▶ Task instructions: Beneath this line are entries. Copy the range from the line with "Rebuild this chart" to the line with "plt.rcParams['mathtext.bf'] = 'Liberation", ends included, exactly; leave pictures out.

▶ Excerpted data:

++++++++++++++++++++

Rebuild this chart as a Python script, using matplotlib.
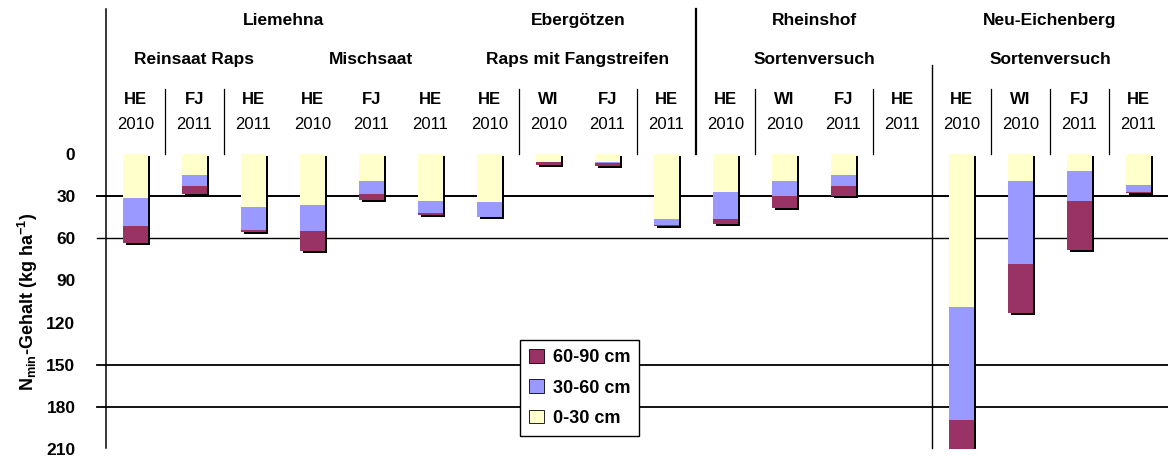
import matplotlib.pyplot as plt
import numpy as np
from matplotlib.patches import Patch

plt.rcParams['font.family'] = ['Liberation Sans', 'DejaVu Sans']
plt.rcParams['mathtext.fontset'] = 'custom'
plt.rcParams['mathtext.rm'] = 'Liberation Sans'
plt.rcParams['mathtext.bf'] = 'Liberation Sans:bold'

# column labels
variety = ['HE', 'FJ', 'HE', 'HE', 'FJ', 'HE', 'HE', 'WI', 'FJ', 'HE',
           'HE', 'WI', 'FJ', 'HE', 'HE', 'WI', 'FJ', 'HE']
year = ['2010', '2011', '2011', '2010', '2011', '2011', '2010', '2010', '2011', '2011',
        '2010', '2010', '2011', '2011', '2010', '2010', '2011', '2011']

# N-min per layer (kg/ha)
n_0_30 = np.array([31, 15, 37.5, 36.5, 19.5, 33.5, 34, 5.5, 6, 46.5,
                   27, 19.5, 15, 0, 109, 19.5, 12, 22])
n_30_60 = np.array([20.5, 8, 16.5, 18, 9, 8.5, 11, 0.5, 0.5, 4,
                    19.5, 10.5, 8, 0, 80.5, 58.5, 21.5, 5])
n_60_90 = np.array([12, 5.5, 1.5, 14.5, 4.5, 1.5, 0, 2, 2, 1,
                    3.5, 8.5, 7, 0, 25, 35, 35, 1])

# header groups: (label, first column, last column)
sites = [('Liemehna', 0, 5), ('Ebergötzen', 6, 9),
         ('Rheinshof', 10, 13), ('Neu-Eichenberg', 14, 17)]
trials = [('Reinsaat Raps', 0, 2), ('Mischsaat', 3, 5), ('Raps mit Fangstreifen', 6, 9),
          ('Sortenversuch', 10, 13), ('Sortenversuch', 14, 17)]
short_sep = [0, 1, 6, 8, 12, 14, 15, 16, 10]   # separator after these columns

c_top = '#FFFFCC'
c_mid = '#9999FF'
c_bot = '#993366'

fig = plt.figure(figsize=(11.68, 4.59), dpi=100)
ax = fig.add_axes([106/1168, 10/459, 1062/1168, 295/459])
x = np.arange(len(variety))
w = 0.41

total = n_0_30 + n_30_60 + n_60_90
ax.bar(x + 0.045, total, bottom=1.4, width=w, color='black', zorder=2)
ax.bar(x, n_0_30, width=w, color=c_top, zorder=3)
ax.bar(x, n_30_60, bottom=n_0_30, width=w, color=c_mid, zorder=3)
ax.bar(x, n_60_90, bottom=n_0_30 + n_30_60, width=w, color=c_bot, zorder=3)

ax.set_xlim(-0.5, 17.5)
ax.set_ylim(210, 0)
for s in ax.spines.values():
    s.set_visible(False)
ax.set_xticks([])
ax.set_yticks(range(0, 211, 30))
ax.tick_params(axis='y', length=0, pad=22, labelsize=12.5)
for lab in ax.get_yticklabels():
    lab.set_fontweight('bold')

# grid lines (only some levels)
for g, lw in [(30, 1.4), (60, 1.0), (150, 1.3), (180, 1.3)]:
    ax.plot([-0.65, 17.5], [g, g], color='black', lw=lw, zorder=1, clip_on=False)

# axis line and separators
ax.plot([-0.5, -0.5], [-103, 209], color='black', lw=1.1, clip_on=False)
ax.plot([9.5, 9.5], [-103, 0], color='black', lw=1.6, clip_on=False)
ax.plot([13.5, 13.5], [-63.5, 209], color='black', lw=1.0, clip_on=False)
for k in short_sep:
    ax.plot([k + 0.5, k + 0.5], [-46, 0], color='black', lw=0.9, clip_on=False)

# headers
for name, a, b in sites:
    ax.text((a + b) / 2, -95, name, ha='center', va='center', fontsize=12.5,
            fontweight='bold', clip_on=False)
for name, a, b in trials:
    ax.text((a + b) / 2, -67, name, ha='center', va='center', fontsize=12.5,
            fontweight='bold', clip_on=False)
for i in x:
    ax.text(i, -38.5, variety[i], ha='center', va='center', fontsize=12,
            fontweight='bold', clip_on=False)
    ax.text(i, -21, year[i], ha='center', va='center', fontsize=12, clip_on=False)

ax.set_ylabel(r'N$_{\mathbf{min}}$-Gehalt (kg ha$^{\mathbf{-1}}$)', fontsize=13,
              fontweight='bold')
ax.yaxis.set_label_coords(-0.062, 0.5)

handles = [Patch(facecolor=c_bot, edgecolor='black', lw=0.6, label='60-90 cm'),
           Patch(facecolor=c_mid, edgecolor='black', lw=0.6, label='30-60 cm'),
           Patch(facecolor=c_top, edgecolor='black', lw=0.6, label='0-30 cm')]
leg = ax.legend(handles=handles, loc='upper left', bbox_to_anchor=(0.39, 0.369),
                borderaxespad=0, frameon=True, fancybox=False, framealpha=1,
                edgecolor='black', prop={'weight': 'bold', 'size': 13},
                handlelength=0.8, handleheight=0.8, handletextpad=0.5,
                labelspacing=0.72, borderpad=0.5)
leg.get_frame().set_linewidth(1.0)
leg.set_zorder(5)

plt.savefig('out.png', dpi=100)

++++++++++++++++++++

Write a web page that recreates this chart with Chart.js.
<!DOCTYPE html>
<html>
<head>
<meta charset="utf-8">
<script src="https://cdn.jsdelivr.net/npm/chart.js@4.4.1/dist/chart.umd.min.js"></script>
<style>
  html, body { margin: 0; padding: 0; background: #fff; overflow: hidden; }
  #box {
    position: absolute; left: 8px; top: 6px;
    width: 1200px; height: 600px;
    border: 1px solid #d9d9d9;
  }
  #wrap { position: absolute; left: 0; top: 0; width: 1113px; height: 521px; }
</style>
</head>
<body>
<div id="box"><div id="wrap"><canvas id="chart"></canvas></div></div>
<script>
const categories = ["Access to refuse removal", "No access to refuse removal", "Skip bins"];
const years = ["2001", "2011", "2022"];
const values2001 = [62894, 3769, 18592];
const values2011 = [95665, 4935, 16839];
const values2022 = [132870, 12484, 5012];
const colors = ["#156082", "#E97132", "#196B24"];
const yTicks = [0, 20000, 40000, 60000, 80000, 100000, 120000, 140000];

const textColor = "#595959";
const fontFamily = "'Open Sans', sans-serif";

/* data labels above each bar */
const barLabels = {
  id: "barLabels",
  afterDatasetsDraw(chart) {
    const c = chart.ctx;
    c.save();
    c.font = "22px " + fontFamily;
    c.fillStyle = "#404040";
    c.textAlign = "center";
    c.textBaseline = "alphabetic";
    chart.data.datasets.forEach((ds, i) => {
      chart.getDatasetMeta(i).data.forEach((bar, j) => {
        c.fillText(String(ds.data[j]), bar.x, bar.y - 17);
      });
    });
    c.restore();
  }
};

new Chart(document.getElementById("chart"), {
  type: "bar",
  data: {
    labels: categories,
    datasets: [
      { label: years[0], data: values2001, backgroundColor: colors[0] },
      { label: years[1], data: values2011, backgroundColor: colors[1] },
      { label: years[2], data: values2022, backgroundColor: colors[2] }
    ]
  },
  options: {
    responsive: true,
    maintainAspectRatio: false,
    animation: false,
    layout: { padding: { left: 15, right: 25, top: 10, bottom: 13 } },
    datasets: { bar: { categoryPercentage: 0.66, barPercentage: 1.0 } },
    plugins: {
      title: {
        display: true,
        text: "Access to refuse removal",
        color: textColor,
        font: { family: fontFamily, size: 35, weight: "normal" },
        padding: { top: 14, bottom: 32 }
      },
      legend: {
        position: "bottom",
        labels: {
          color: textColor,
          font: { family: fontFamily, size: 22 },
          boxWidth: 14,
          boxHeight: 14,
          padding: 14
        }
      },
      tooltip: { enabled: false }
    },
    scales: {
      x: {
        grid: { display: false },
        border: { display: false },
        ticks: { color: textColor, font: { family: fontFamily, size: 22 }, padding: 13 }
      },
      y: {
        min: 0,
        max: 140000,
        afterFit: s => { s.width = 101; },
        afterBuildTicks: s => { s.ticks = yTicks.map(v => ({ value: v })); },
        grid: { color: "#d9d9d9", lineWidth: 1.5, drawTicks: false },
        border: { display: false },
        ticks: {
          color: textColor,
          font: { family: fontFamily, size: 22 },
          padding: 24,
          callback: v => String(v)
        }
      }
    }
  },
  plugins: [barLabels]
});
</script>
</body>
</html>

++++++++++++++++++++

▶ Full solution:
Rebuild this chart as a Python script, using matplotlib.
import matplotlib.pyplot as plt
import numpy as np
from matplotlib.patches import Patch

plt.rcParams['font.family'] = ['Liberation Sans', 'DejaVu Sans']
plt.rcParams['mathtext.fontset'] = 'custom'
plt.rcParams['mathtext.rm'] = 'Liberation Sans'
plt.rcParams['mathtext.bf'] = 'Liberation Sans:bold'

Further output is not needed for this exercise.